• RAW DATA
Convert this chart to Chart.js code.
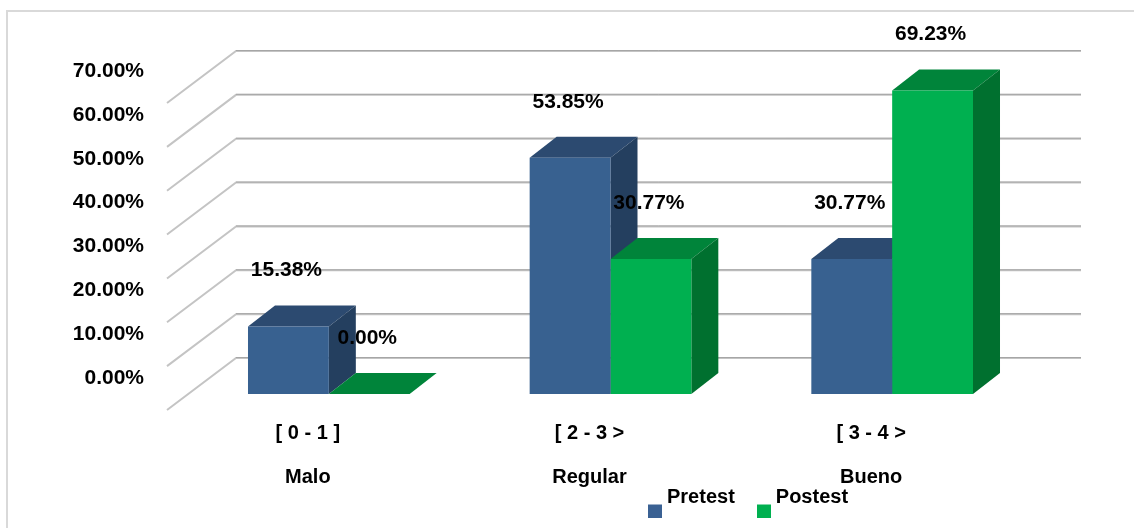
<!DOCTYPE html>
<html lang="es">
<head>
<meta charset="UTF-8">
<title>Pretest - Postest</title>
<script src="https://cdn.jsdelivr.net/npm/chart.js@4.4.0/dist/chart.umd.min.js"></script>
<style>
  body { margin: 0; background: #fff; }
  .wrap { position: relative; width: 1134px; height: 528px; overflow: hidden; }
  .marco { position: absolute; left: 6px; top: 10px; width: 1200px; height: 600px;
           border-left: 2px solid #d9d9d9; border-top: 2px solid #d9d9d9; }
  canvas { position: absolute; left: 0; top: 0; }
</style>
</head>
<body>
<div class="wrap">
  <div class="marco"></div>
  <canvas id="grafico" width="1134" height="528"></canvas>
</div>
<script>
  const rangos = ["[ 0 - 1 ]", "[ 2 - 3 >", "[ 3 - 4 >"];
  const niveles = ["Malo", "Regular", "Bueno"];
  const pretest = [15.38, 53.85, 30.77];
  const postest = [0, 30.77, 69.23];
  const ticksY = [0, 10, 20, 30, 40, 50, 60, 70];

  const FUENTE = "'Liberation Sans', Arial, sans-serif";

  // caras de cada serie: frente, tapa y lateral
  const caras = [
    { frente: "#386190", tapa: "#2c4a70", lado: "#243f5f" },
    { frente: "#00b050", tapa: "#00843a", lado: "#00702f" }
  ];

  // desplazamientos de la perspectiva
  const PROF = { x: 27, y: -21 };   // fondo de cada barra
  const PARED = { x: 48, y: -36 };  // pared del fondo
  const PISO = { x: -21, y: 16 };   // borde delantero del piso

  function muestra(color) {
    const c = document.createElement("canvas");
    c.width = 14; c.height = 41;
    const g = c.getContext("2d");
    g.fillStyle = color;
    g.fillRect(0, 28, 14, 13);
    return c;
  }
  const muestras = [muestra("#3a6193"), muestra("#00b050")];

  function poligono(ctx, pts, color) {
    ctx.beginPath();
    ctx.moveTo(pts[0][0], pts[0][1]);
    for (let i = 1; i < pts.length; i++) ctx.lineTo(pts[i][0], pts[i][1]);
    ctx.closePath();
    ctx.fillStyle = color;
    ctx.fill();
  }

  const barras3d = {
    id: "barras3d",
    afterLayout(chart) {
      const lg = chart.legend;
      lg.left = 626;
      lg.top = 460;
    },
    beforeDatasetsDraw(chart) {
      const ctx = chart.ctx;
      const { left, right } = chart.chartArea;
      const y = chart.scales.y;
      ctx.save();
      // lineas de la pared y del lateral
      y.ticks.forEach(t => {
        const py = y.getPixelForValue(t.value);
        ctx.beginPath();
        ctx.moveTo(left + PISO.x, py + PISO.y);
        ctx.lineTo(left + PARED.x, py + PARED.y);
        ctx.lineTo(right + PARED.x, py + PARED.y);
        ctx.strokeStyle = "#c4c4c4";
        ctx.lineWidth = 2;
        ctx.stroke();
        ctx.beginPath();
        ctx.moveTo(left + PARED.x, py + PARED.y - 0.5);
        ctx.lineTo(right + PARED.x, py + PARED.y - 0.5);
        ctx.strokeStyle = "#a6a6a6";
        ctx.lineWidth = 1;
        ctx.stroke();
      });
      // tapa y lateral de cada barra, categoria por categoria
      const n = chart.data.labels.length;
      for (let i = 0; i < n; i++) {
        chart.data.datasets.forEach((ds, d) => {
          const b = chart.getDatasetMeta(d).data[i];
          const l = b.x - b.width / 2, r = b.x + b.width / 2;
          const top = b.y, bot = b.base;
          poligono(ctx, [[l, top], [l + PROF.x, top + PROF.y], [r + PROF.x, top + PROF.y], [r, top]], caras[d].tapa);
          poligono(ctx, [[r, top], [r + PROF.x, top + PROF.y], [r + PROF.x, bot + PROF.y], [r, bot]], caras[d].lado);
        });
      }
      ctx.restore();
    },
    afterDatasetsDraw(chart) {
      const ctx = chart.ctx;
      ctx.save();
      ctx.font = "bold 21px " + FUENTE;
      ctx.fillStyle = "#000";
      ctx.textAlign = "center";
      ctx.textBaseline = "middle";
      chart.data.datasets.forEach((ds, d) => {
        chart.getDatasetMeta(d).data.forEach((b, i) => {
          ctx.fillText(ds.data[i].toFixed(2) + "%", b.x - 2, b.y - 56);
        });
      });
      ctx.restore();
    }
  };

  new Chart(document.getElementById("grafico"), {
    type: "bar",
    data: {
      labels: rangos.map((r, i) => [r, niveles[i]]),
      datasets: [
        { label: "Pretest", data: pretest, backgroundColor: caras[0].frente },
        { label: "Postest", data: postest, backgroundColor: caras[1].frente }
      ]
    },
    options: {
      responsive: false,
      animation: false,
      events: [],
      categoryPercentage: 0.574,
      barPercentage: 1,
      layout: { padding: { left: 38, right: 101, top: 87, bottom: 4 } },
      scales: {
        x: {
          grid: { display: false, drawTicks: false },
          border: { display: false },
          afterFit(s) { s.height = 100; },
          ticks: {
            color: "#000",
            padding: 17,
            labelOffset: -21,
            font: { family: FUENTE, size: 20, weight: "bold", lineHeight: "44px" }
          }
        },
        y: {
          min: 0,
          max: 70,
          grid: { display: false, drawTicks: false },
          border: { display: false },
          afterFit(s) { s.width = 150; },
          afterBuildTicks(s) { s.ticks = ticksY.map(v => ({ value: v })); },
          ticks: {
            color: "#000",
            padding: 44,
            labelOffset: -16,
            font: { family: FUENTE, size: 21, weight: "bold" },
            callback: v => v.toFixed(2) + "%"
          }
        }
      },
      plugins: {
        tooltip: { enabled: false },
        legend: {
          position: "bottom",
          align: "start",
          maxHeight: 30,
          labels: {
            color: "#000",
            padding: 27,
            usePointStyle: true,
            pointStyleWidth: 4,
            font: { family: FUENTE, size: 20, weight: "bold" },
            generateLabels(chart) {
              const items = Chart.defaults.plugins.legend.labels.generateLabels(chart);
              items.forEach(it => { it.pointStyle = muestras[it.datasetIndex]; });
              return items;
            }
          }
        }
      }
    },
    plugins: [barras3d]
  });
</script>
</body>
</html>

• WHAT NEEDS TO BE DONE
Repeat the data in full and exactly. Omit pictures.

• EXERCISE RESULT
Convert this chart to Chart.js code.
<!DOCTYPE html>
<html lang="es">
<head>
<meta charset="UTF-8">
<title>Pretest - Postest</title>
<script src="https://cdn.jsdelivr.net/npm/chart.js@4.4.0/dist/chart.umd.min.js"></script>
<style>
  body { margin: 0; background: #fff; }
  .wrap { position: relative; width: 1134px; height: 528px; overflow: hidden; }
  .marco { position: absolute; left: 6px; top: 10px; width: 1200px; height: 600px;
           border-left: 2px solid #d9d9d9; border-top: 2px solid #d9d9d9; }
  canvas { position: absolute; left: 0; top: 0; }
</style>
</head>
<body>
<div class="wrap">
  <div class="marco"></div>
  <canvas id="grafico" width="1134" height="528"></canvas>
</div>
<script>
  const rangos = ["[ 0 - 1 ]", "[ 2 - 3 >", "[ 3 - 4 >"];
  const niveles = ["Malo", "Regular", "Bueno"];
  const pretest = [15.38, 53.85, 30.77];
  const postest = [0, 30.77, 69.23];
  const ticksY = [0, 10, 20, 30, 40, 50, 60, 70];

  const FUENTE = "'Liberation Sans', Arial, sans-serif";

  // caras de cada serie: frente, tapa y lateral
  const caras = [
    { frente: "#386190", tapa: "#2c4a70", lado: "#243f5f" },
    { frente: "#00b050", tapa: "#00843a", lado: "#00702f" }
  ];

  // desplazamientos de la perspectiva
  const PROF = { x: 27, y: -21 };   // fondo de cada barra
  const PARED = { x: 48, y: -36 };  // pared del fondo
  const PISO = { x: -21, y: 16 };   // borde delantero del piso

  function muestra(color) {
    const c = document.createElement("canvas");
    c.width = 14; c.height = 41;
    const g = c.getContext("2d");
    g.fillStyle = color;
    g.fillRect(0, 28, 14, 13);
    return c;
  }
  const muestras = [muestra("#3a6193"), muestra("#00b050")];

  function poligono(ctx, pts, color) {
    ctx.beginPath();
    ctx.moveTo(pts[0][0], pts[0][1]);
    for (let i = 1; i < pts.length; i++) ctx.lineTo(pts[i][0], pts[i][1]);
    ctx.closePath();
    ctx.fillStyle = color;
    ctx.fill();
  }

  const barras3d = {
    id: "barras3d",
    afterLayout(chart) {
      const lg = chart.legend;
      lg.left = 626;
      lg.top = 460;
    },
    beforeDatasetsDraw(chart) {
      const ctx = chart.ctx;
      const { left, right } = chart.chartArea;
      const y = chart.scales.y;
      ctx.save();
      // lineas de la pared y del lateral
      y.ticks.forEach(t => {
        const py = y.getPixelForValue(t.value);
        ctx.beginPath();
        ctx.moveTo(left + PISO.x, py + PISO.y);
        ctx.lineTo(left + PARED.x, py + PARED.y);
        ctx.lineTo(right + PARED.x, py + PARED.y);
        ctx.strokeStyle = "#c4c4c4";
        ctx.lineWidth = 2;
        ctx.stroke();
        ctx.beginPath();
        ctx.moveTo(left + PARED.x, py + PARED.y - 0.5);
        ctx.lineTo(right + PARED.x, py + PARED.y - 0.5);
        ctx.strokeStyle = "#a6a6a6";
        ctx.lineWidth = 1;
        ctx.stroke();
      });
      // tapa y lateral de cada barra, categoria por categoria
      const n = chart.data.labels.length;
      for (let i = 0; i < n; i++) {
        chart.data.datasets.forEach((ds, d) => {
          const b = chart.getDatasetMeta(d).data[i];
          const l = b.x - b.width / 2, r = b.x + b.width / 2;
          const top = b.y, bot = b.base;
          poligono(ctx, [[l, top], [l + PROF.x, top + PROF.y], [r + PROF.x, top + PROF.y], [r, top]], caras[d].tapa);
          poligono(ctx, [[r, top], [r + PROF.x, top + PROF.y], [r + PROF.x, bot + PROF.y], [r, bot]], caras[d].lado);
        });
      }
      ctx.restore();
    },
    afterDatasetsDraw(chart) {
      const ctx = chart.ctx;
      ctx.save();
      ctx.font = "bold 21px " + FUENTE;
      ctx.fillStyle = "#000";
      ctx.textAlign = "center";
      ctx.textBaseline = "middle";
      chart.data.datasets.forEach((ds, d) => {
        chart.getDatasetMeta(d).data.forEach((b, i) => {
          ctx.fillText(ds.data[i].toFixed(2) + "%", b.x - 2, b.y - 56);
        });
      });
      ctx.restore();
    }
  };

  new Chart(document.getElementById("grafico"), {
    type: "bar",
    data: {
      labels: rangos.map((r, i) => [r, niveles[i]]),
      datasets: [
        { label: "Pretest", data: pretest, backgroundColor: caras[0].frente },
        { label: "Postest", data: postest, backgroundColor: caras[1].frente }
      ]
    },
    options: {
      responsive: false,
      animation: false,
      events: [],
      categoryPercentage: 0.574,
      barPercentage: 1,
      layout: { padding: { left: 38, right: 101, top: 87, bottom: 4 } },
      scales: {
        x: {
          grid: { display: false, drawTicks: false },
          border: { display: false },
          afterFit(s) { s.height = 100; },
          ticks: {
            color: "#000",
            padding: 17,
            labelOffset: -21,
            font: { family: FUENTE, size: 20, weight: "bold", lineHeight: "44px" }
          }
        },
        y: {
          min: 0,
          max: 70,
          grid: { display: false, drawTicks: false },
          border: { display: false },
          afterFit(s) { s.width = 150; },
          afterBuildTicks(s) { s.ticks = ticksY.map(v => ({ value: v })); },
          ticks: {
            color: "#000",
            padding: 44,
            labelOffset: -16,
            font: { family: FUENTE, size: 21, weight: "bold" },
            callback: v => v.toFixed(2) + "%"
          }
        }
      },
      plugins: {
        tooltip: { enabled: false },
        legend: {
          position: "bottom",
          align: "start",
          maxHeight: 30,
          labels: {
            color: "#000",
            padding: 27,
            usePointStyle: true,
            pointStyleWidth: 4,
            font: { family: FUENTE, size: 20, weight: "bold" },
            generateLabels(chart) {
              const items = Chart.defaults.plugins.legend.labels.generateLabels(chart);
              items.forEach(it => { it.pointStyle = muestras[it.datasetIndex]; });
              return items;
            }
          }
        }
      }
    },
    plugins: [barras3d]
  });
</script>
</body>
</html>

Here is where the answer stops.